More or Less, It Just Kills Your Buzz
Written by Matt Giles
Edited by Erin Accomando
In his review for Savages, the latest from director Oliver Stone, A.O. Scott writes, "The thing about spending time with potheads is that if you’re not stoned yourself, it can get kind of dull, and Ben and Chon, cool as they are, are not always scintillating company." Scott's observation about these characters is a perfect illustration of my feelings on the film as a whole. The word "savages" is spoken numerous times on screen and while grisly actions do occur, the most savage experience that this film offers is having to sit through it.
Savages offers a pro-marijuana stance as a business model: Grow the best pot, sell and distribute it with a minimum amount of violence, and use your proceeds to build schools in less fortunate civilizations. The leaders of this lucrative business are Ben (Aaron Johnson) and Chon (Taylor Kitsch), best friends who could not be more dissimilar. Ben is the idealist hippie who believes in world peace and helping others. Chon is a war veteran who uses violence as a method of solving even the most simple of problems. Together, these men share a girlfriend named "O", for Ophelia (played blandly by Blake Lively), who also narrates the story. Voice-over narration is hit or miss for me in movies, and in Savages, it does nothing but hurt the action on screen. Take, for example, one of the opening scenes: O and Chon are having sex and as a way of explaining the type of man Chon is, she states "I have orgasms, Chon has war-gasms." Very insightful.
After a lengthy introduction to these less-than-desireable characters, the Mexican cartel arranges a meeting with Ben and Chon to discuss a partnership with their business. When Ben and Chon refuse their offer, the cartel kidnaps O to force Ben and Chon into working with them. The rest of the film becomes a long, drawn-out examination of how these two men will get back the woman they both love. Of course to do this they need to be stoned for most of the running time - because if you're going to kill people, you might as well do it carefree, right?

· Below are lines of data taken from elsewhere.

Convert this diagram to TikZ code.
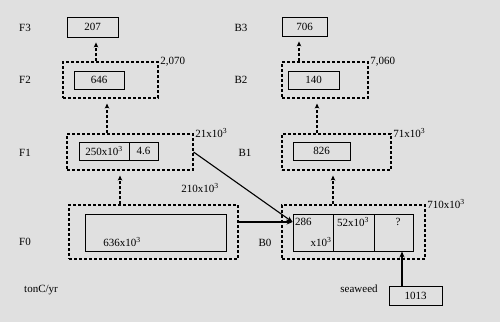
\documentclass[tikz,border=0pt]{standalone}
\usepackage{fontspec}
\setmainfont{Liberation Serif}
\usetikzlibrary{arrows.meta}
\begin{document}
\begin{tikzpicture}[x=1pt,y=-1pt,
  every node/.style={font=\fontsize{11}{13}\selectfont, inner sep=1pt},
  solidbox/.style={draw, line width=0.9pt, minimum height=18pt, inner sep=0pt},
  dashbox/.style={draw, line width=1.1pt, dash pattern=on 3pt off 2pt, inner sep=0pt},
  dasharrow/.style={line width=1.1pt, dash pattern=on 3pt off 2pt, -{Stealth[length=5pt,width=4.5pt]}, shorten >=5pt},
  solidarrow/.style={line width=1.1pt, -{Stealth[length=6pt,width=5pt]}},
  lvl/.style={anchor=center},
  corner/.style={anchor=west, inner sep=1.5pt}]
\fill[gray!24] (0,0) rectangle (500,322);
\useasboundingbox (0,0) rectangle (500,322);
% F side
\node[lvl] (lf3) at (25,28) {F3};
\node[lvl] (lf2) at (25,80) {F2};
\node[lvl] (lf1) at (25,153) {F1};
\node[lvl] (lf0) at (25,242) {F0};
\node[lvl] (lunit) at (41,290) {tonC/yr};
\node[solidbox, minimum width=51pt, minimum height=20pt] (f3box) at (92.5,27) {207};
\node[dashbox, minimum width=95pt, minimum height=36pt] (f2out) at (110.5,80) {};
\node[solidbox, minimum width=50pt] (f2in) at (99,80) {646};
\node[corner] (f2val) at (f2out.north east) {2,070};
\node[dashbox, minimum width=126pt, minimum height=36pt] (f1out) at (130,152) {};
\node[solidbox, minimum width=50pt] (f1a) at (104,151) {250x10\textsuperscript{3}};
\node[solidbox, minimum width=29pt] (f1b) at (143.5,151) {4.6};
\node[corner] (f1val) at (f1out.north east) {21x10\textsuperscript{3}};
\node[dashbox, minimum width=169pt, minimum height=54pt] (f0out) at (153.5,232) {};
\node[solidbox, minimum width=141pt, minimum height=37pt] (f0in) at (155.5,232.5) {};
\node (f0txt) at (122,242) {636x10\textsuperscript{3}};
\node (flux) at (200,188) {210x10\textsuperscript{3}};
% B side
\node[lvl] (lb3) at (241,28) {B3};
\node[lvl] (lb2) at (241,80) {B2};
\node[lvl] (lb1) at (245,153) {B1};
\node[lvl] (lb0) at (265,243) {B0};
\node[lvl] (lsea) at (359,289) {seaweed};
\node[solidbox, minimum width=45pt, minimum height=19pt] (b3box) at (304.5,26.5) {706};
\node[dashbox, minimum width=86pt, minimum height=36pt] (b2out) at (325,80) {};
\node[solidbox, minimum width=51pt] (b2in) at (313.5,80) {140};
\node[corner] (b2val) at (b2out.north east) {7,060};
\node[dashbox, minimum width=109pt, minimum height=36pt] (b1out) at (336.5,152) {};
\node[solidbox, minimum width=57pt] (b1in) at (321.5,151) {826};
\node[corner] (b1val) at (b1out.north east) {71x10\textsuperscript{3}};
\node[dashbox, minimum width=143pt, minimum height=54pt] (b0out) at (353.5,232) {};
\node[solidbox, minimum width=40pt, minimum height=37pt] (b0a) at (313,232.5) {};
\node[solidbox, minimum width=41pt, minimum height=37pt] (b0b) at (353.5,232.5) {};
\node[solidbox, minimum width=39pt, minimum height=37pt] (b0c) at (393.5,232.5) {};
\node[anchor=west] (b0a1) at (294,222) {286};
\node (b0a2) at (321,242) {x10\textsuperscript{3}};
\node (b0b1) at (353,222) {52x10\textsuperscript{3}};
\node (b0c1) at (398,222) {?};
\node[corner] (b0val) at (b0out.north east) {710x10\textsuperscript{3}};
\node[solidbox, minimum width=53pt, minimum height=19pt] (seabox) at (415.5,295.5) {1013};
% arrows
\draw[dasharrow] (f2out.north -| 96,0) -- (f3box.south -| 96,0);
\draw[dasharrow] (f1out.north -| 107,0) -- (f2out.south -| 107,0);
\draw[dasharrow] (f0out.north -| 120,0) -- (f1out.south -| 120,0);
\draw[dasharrow] (b2out.north -| 299,0) -- (b3box.south -| 299,0);
\draw[dasharrow] (b1out.north -| 317,0) -- (b2out.south -| 317,0);
\draw[dasharrow] (b0out.north -| 333,0) -- (b1out.south -| 333,0);
\draw[solidarrow] (f1out.east) -- (b0a.west |- 0,222);
\draw[solidarrow] (f0out.east |- 0,222) -- (b0a.west |- 0,222);
\draw[solidarrow] (seabox.north -| 402,0) -- (b0c.south -| 402,0);
\end{tikzpicture}
\end{document}
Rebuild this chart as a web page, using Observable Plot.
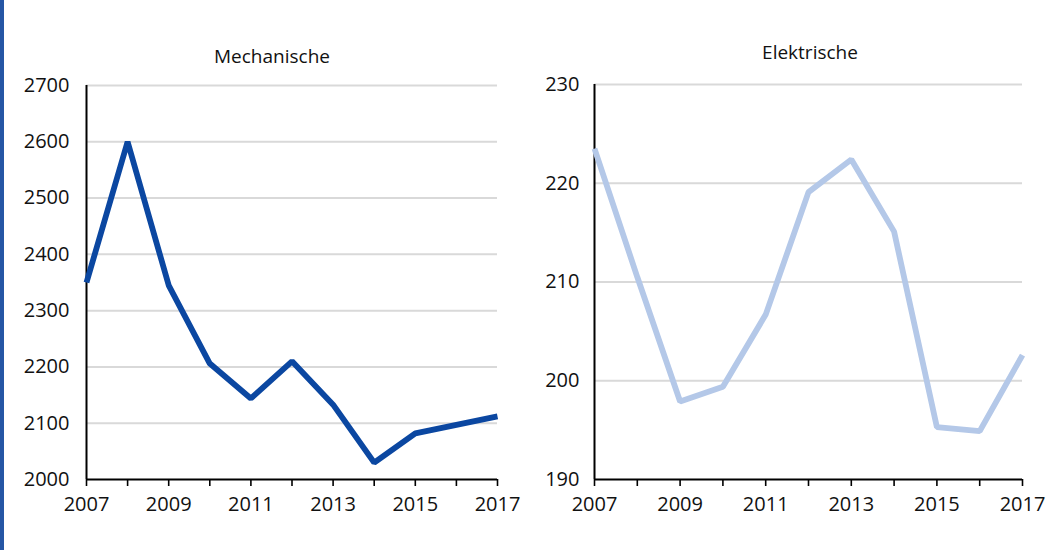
<!DOCTYPE html>
<html>
<head>
<meta charset="utf-8">
<script src="https://cdn.jsdelivr.net/npm/d3@7"></script>
<script src="https://cdn.jsdelivr.net/npm/@observablehq/plot@0.6"></script>
<style>
  html, body { margin: 0; padding: 0; background: #fff; }
  #wrap { position: relative; width: 1049px; height: 550px; overflow: hidden; font-family: "Open Sans", sans-serif; }
  #bar { position: absolute; left: 0; top: 0; width: 4px; height: 550px; background: #2556a5; }
  .panel { position: absolute; top: 0; }
  .ptitle { position: absolute; font-size: 19px; color: #111; white-space: nowrap; transform: translateX(-50%); }
</style>
</head>
<body>
<div id="wrap">
  <div id="bar"></div>
  <div class="ptitle" id="t1" style="left:272px; top:43px;"></div>
  <div class="ptitle" id="t2" style="left:810px; top:39px;"></div>
  <div class="panel" id="p1" style="left:0px;"></div>
  <div class="panel" id="p2" style="left:520px;"></div>
</div>
<script>
const years = [2007, 2008, 2009, 2010, 2011, 2012, 2013, 2014, 2015, 2016, 2017];
const mechanische = [2350, 2600, 2345, 2206, 2144, 2210, 2133, 2030, 2082, 2097, 2112];
const elektrische = [223.5, 210.5, 197.9, 199.4, 206.7, 219.1, 222.4, 215.1, 195.3, 194.9, 202.6];
const titles = ["Mechanische", "Elektrische"];
const mechTicks = [2000, 2100, 2200, 2300, 2400, 2500, 2600, 2700];
const elekTicks = [190, 200, 210, 220, 230];
const colors = ["#0b47a1", "#b4c8e8"];

document.getElementById("t1").textContent = titles[0];
document.getElementById("t2").textContent = titles[1];

function panel(values, yTicks, color, opts) {
  const data = years.map((y, i) => ({year: y, value: values[i]}));
  const yMin = yTicks[0], yMax = yTicks[yTicks.length - 1];
  return Plot.plot({
    width: opts.width,
    height: 550,
    marginLeft: opts.marginLeft,
    marginRight: opts.marginRight,
    marginTop: opts.marginTop,
    marginBottom: 71,
    style: {fontFamily: "Open Sans, sans-serif", fontSize: "20px", color: "#111", background: "transparent", overflow: "visible"},
    x: {domain: [2007, 2017], axis: null},
    y: {domain: [yMin, yMax], axis: null},
    marks: [
      Plot.gridY(yTicks.filter(t => t !== yMin), {stroke: "#d9d9d9", strokeOpacity: 1, strokeWidth: 2}),
      Plot.axisY(yTicks, {tickSize: 0, tickPadding: opts.yPad, tickFormat: d => String(d), fontSize: 20, label: null}),
      Plot.axisX(years, {tickSize: 7, tickPadding: 10, tickFormat: d => (d % 2 ? String(d) : ""), fontSize: 20, label: null, stroke: "#000", strokeWidth: 1.6}),
      Plot.ruleY([yMin], {stroke: "#000", strokeWidth: 2}),
      Plot.ruleX([2007], {stroke: "#000", strokeWidth: 2}),
      Plot.line(data, {x: "year", y: "value", stroke: color, strokeWidth: 5.8, strokeLinejoin: "miter", strokeLinecap: "butt"})
    ]
  });
}

document.getElementById("p1").appendChild(
  panel(mechanische, mechTicks, colors[0], {width: 520, marginLeft: 86, marginRight: 23, marginTop: 85, yPad: 17})
);
document.getElementById("p2").appendChild(
  panel(elektrische, elekTicks, colors[1], {width: 529, marginLeft: 74, marginRight: 27, marginTop: 84, yPad: 15})
);
</script>
</body>
</html>
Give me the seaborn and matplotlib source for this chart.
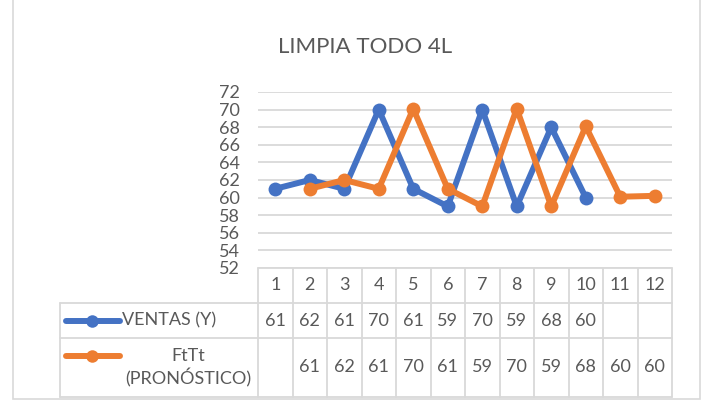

While most of the film lacks any real spark of life there are two performances that stand out, the most surprising of which is John Travolta as a corrupt D.E.A. agent named Dennis. He's an informant to both Ben and Chon, as well as the cartel, and he's not been this good in years. It's a reminder that when given the right role, as he was with Pulp Fiction - a film that is far superior to Savages - Travolta can shine. In addition, Benicio del Toro gives his most amusing performance since The Usual Suspects as Lado, the cartel's primary enforcer. Yes, his character is brutal and does despicable things, yet there is something oddly comic about how he carries himself throughout Savages. He's having a good time, and we have a good time watching him, despite his evil tendencies.
These performances illustrate the film's biggest crutch: The villains are more interesting than the heroes. Many movies have fallen into this trap before, where the characters we're supposed to be rooting for are the ones we hope will be killed off as quickly as possible. Ben and Chon would be better as supporting players, and even then only in small bits. On top of that, O wears out her welcome within the first five minutes, but we're stuck with her until the bitter end. Lively does nothing to make O compelling, which is a major problem considering she's the driving force behind everything that happens.
This is a film that tries to be serious yet doesn't take itself seriously. The violence, while awful to watch, is actually quite minimal, and the rest of the film focuses on the characters trying to get back to a sort of utopia that you never quite believe in. For a film that has a running time of two and a half hours, Savages is a prime example of a story that's less than half-baked.